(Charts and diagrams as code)
□ □ □ □ □ □ □
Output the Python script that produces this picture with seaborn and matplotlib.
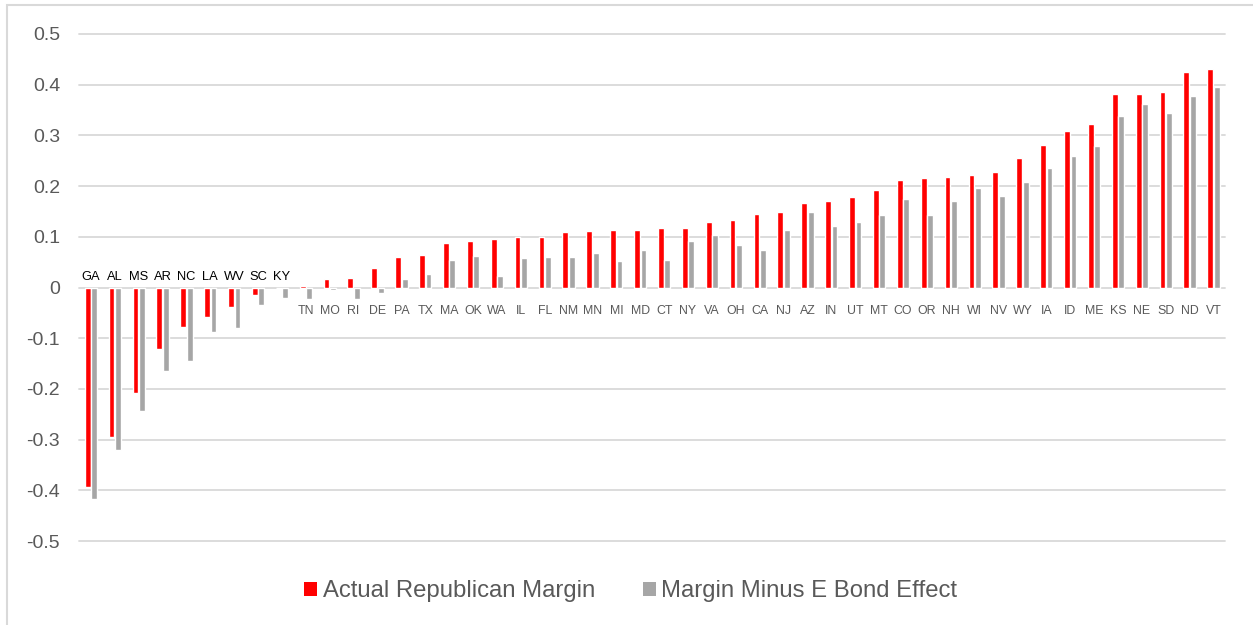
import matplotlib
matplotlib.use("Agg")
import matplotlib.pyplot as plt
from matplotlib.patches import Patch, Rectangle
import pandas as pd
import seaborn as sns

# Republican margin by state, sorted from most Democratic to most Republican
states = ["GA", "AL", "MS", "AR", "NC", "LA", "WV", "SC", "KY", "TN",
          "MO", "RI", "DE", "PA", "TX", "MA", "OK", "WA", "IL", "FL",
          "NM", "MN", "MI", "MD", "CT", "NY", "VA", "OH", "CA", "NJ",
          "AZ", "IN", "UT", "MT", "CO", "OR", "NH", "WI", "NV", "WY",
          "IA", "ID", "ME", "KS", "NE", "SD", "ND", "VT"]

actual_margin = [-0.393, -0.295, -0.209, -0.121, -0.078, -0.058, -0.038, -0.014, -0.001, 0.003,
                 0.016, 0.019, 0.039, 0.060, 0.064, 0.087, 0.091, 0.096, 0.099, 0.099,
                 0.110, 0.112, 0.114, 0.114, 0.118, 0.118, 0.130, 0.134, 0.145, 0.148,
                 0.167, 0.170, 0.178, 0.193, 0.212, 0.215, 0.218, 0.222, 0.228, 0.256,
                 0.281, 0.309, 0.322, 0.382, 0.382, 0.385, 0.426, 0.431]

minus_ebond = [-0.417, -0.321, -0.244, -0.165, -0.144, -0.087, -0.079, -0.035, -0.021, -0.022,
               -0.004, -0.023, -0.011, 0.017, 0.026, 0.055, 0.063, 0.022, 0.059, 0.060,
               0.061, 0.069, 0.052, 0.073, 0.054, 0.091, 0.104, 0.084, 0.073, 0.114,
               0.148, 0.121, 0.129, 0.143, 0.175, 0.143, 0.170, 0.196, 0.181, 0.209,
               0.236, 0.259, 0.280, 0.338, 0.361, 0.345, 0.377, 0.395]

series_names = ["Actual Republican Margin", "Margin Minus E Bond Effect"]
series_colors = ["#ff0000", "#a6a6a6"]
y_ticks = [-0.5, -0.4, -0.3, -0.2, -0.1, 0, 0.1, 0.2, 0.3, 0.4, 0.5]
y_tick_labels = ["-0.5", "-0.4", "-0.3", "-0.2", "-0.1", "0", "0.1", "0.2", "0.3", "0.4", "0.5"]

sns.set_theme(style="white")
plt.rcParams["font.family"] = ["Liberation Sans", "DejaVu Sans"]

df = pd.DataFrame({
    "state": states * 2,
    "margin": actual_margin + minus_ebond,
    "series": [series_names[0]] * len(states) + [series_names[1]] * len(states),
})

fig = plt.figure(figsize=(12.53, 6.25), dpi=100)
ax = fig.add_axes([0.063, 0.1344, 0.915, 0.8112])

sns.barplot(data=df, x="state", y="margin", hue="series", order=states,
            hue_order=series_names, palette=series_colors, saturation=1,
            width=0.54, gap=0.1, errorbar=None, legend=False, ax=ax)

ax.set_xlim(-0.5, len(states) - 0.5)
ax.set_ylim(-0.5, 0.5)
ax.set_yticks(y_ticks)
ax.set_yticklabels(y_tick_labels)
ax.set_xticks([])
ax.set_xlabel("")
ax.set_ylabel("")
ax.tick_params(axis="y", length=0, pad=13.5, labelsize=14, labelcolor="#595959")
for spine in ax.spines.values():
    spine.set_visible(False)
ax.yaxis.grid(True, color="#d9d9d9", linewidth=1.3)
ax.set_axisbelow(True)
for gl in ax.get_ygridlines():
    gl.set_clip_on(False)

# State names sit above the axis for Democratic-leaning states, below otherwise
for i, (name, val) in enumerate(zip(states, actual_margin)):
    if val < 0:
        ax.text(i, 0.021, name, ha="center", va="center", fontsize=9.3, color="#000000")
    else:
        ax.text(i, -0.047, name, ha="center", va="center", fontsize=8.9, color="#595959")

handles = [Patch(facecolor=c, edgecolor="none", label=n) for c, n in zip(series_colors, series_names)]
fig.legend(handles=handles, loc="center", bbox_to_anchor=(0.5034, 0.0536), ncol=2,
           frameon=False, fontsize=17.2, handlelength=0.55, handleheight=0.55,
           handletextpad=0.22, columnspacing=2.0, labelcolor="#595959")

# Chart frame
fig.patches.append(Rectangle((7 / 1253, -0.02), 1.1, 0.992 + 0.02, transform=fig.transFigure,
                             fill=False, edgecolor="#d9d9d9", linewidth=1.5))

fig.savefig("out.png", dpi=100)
□ □ □ □ □ □ □
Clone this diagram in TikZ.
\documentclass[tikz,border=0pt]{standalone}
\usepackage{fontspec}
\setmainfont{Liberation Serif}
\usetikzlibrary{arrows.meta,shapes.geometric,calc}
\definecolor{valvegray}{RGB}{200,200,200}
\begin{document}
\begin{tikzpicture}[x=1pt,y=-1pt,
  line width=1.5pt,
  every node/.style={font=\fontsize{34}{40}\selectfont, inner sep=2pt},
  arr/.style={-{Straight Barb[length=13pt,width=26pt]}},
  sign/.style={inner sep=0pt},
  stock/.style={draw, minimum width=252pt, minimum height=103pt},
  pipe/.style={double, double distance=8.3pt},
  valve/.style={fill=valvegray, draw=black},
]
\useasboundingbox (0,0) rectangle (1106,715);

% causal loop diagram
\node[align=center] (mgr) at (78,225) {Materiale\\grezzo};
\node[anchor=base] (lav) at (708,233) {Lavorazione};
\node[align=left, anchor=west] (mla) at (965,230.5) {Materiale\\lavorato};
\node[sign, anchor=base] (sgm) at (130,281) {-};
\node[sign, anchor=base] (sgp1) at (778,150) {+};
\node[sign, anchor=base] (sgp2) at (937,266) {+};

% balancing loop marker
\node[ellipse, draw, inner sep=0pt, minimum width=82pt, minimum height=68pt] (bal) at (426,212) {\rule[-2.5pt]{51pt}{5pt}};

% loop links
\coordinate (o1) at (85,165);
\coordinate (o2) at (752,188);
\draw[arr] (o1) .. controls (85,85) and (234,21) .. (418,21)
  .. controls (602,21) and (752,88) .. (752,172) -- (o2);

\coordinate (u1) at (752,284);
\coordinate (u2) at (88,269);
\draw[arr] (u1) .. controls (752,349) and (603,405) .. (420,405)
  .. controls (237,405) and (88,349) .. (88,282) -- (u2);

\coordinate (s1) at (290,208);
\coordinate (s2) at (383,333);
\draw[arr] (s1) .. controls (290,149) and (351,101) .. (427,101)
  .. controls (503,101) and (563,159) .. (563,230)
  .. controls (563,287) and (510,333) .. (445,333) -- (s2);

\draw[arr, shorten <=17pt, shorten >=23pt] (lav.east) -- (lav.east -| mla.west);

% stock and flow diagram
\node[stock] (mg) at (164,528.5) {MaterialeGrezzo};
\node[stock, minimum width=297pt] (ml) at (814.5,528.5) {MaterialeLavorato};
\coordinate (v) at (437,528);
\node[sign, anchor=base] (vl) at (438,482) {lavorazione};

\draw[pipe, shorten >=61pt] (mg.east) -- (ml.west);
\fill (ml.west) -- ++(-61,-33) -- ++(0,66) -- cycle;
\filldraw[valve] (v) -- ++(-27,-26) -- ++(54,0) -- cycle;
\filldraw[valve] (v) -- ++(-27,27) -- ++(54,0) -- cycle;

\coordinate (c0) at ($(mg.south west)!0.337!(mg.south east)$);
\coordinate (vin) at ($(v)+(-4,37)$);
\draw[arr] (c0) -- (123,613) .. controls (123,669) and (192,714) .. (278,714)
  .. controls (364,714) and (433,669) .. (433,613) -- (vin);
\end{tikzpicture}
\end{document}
□ □ □ □ □ □ □
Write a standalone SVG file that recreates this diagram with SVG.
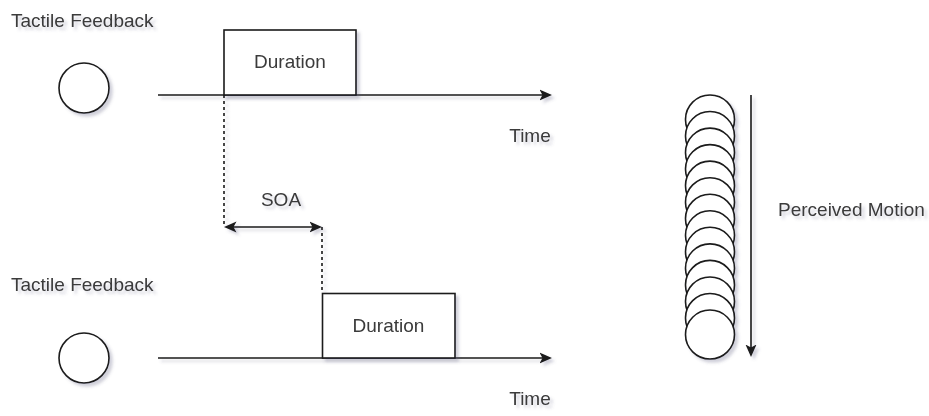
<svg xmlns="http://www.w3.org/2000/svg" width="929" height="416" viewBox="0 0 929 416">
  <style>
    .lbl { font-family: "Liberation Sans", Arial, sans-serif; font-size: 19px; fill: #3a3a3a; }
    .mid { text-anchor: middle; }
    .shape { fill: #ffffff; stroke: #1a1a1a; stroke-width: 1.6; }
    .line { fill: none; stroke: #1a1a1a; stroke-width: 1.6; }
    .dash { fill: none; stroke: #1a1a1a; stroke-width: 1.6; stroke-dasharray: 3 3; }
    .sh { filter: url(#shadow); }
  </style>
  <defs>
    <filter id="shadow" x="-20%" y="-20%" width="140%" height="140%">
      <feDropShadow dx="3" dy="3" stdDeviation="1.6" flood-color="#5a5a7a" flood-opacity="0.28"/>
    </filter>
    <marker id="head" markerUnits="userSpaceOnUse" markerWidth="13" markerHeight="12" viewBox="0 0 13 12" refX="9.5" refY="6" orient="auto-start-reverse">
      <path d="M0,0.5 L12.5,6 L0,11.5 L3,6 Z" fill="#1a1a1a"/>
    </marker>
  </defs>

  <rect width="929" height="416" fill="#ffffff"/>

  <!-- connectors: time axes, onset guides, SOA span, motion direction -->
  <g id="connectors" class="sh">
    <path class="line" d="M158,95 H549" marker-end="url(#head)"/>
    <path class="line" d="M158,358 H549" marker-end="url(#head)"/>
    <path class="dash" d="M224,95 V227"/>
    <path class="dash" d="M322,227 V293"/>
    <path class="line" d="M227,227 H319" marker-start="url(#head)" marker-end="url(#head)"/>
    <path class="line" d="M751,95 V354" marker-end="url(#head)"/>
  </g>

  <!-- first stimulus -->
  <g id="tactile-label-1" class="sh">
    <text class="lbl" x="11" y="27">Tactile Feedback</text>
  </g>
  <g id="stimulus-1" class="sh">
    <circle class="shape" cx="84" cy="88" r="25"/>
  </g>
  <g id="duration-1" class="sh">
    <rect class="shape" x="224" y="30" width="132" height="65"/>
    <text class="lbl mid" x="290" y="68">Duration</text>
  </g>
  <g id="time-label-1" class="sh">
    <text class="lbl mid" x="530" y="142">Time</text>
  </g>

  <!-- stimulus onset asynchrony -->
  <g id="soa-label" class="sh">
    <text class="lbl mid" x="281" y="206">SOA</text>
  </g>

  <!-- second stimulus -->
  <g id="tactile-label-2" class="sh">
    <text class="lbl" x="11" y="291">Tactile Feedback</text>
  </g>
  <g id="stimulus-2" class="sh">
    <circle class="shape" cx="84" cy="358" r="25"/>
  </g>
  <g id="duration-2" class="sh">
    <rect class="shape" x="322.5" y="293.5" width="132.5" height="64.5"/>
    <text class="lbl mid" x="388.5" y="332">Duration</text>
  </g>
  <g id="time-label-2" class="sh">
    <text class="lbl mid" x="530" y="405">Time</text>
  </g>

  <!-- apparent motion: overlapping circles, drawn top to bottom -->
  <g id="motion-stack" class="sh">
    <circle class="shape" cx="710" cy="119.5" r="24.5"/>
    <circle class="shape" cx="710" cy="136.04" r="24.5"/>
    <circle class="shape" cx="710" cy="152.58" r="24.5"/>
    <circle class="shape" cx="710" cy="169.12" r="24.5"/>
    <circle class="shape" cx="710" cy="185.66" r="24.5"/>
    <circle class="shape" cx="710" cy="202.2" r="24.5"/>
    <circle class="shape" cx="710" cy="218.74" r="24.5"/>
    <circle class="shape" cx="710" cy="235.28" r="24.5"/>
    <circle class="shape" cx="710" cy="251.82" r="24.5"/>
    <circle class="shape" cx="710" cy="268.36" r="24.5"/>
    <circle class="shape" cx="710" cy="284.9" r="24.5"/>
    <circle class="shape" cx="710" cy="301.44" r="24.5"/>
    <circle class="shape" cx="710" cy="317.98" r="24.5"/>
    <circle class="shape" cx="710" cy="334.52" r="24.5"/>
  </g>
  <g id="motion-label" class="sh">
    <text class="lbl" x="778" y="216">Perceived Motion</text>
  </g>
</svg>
□ □ □ □ □ □ □
● EXERCISE: Your task is to retype exactly the lines from the one containing "Output the Python" through the one containing "0.236, 0.259, 0.280, 0.338, 0.361, 0.345, 0.377, 0.395]", leaving every picture out.

● SOLVED EXERCISE:
Output the Python script that produces this picture with seaborn and matplotlib.
import matplotlib
matplotlib.use("Agg")
import matplotlib.pyplot as plt
from matplotlib.patches import Patch, Rectangle
import pandas as pd
import seaborn as sns

# Republican margin by state, sorted from most Democratic to most Republican
states = ["GA", "AL", "MS", "AR", "NC", "LA", "WV", "SC", "KY", "TN",
          "MO", "RI", "DE", "PA", "TX", "MA", "OK", "WA", "IL", "FL",
          "NM", "MN", "MI", "MD", "CT", "NY", "VA", "OH", "CA", "NJ",
          "AZ", "IN", "UT", "MT", "CO", "OR", "NH", "WI", "NV", "WY",
          "IA", "ID", "ME", "KS", "NE", "SD", "ND", "VT"]

actual_margin = [-0.393, -0.295, -0.209, -0.121, -0.078, -0.058, -0.038, -0.014, -0.001, 0.003,
                 0.016, 0.019, 0.039, 0.060, 0.064, 0.087, 0.091, 0.096, 0.099, 0.099,
                 0.110, 0.112, 0.114, 0.114, 0.118, 0.118, 0.130, 0.134, 0.145, 0.148,
                 0.167, 0.170, 0.178, 0.193, 0.212, 0.215, 0.218, 0.222, 0.228, 0.256,
                 0.281, 0.309, 0.322, 0.382, 0.382, 0.385, 0.426, 0.431]

minus_ebond = [-0.417, -0.321, -0.244, -0.165, -0.144, -0.087, -0.079, -0.035, -0.021, -0.022,
               -0.004, -0.023, -0.011, 0.017, 0.026, 0.055, 0.063, 0.022, 0.059, 0.060,
               0.061, 0.069, 0.052, 0.073, 0.054, 0.091, 0.104, 0.084, 0.073, 0.114,
               0.148, 0.121, 0.129, 0.143, 0.175, 0.143, 0.170, 0.196, 0.181, 0.209,
               0.236, 0.259, 0.280, 0.338, 0.361, 0.345, 0.377, 0.395]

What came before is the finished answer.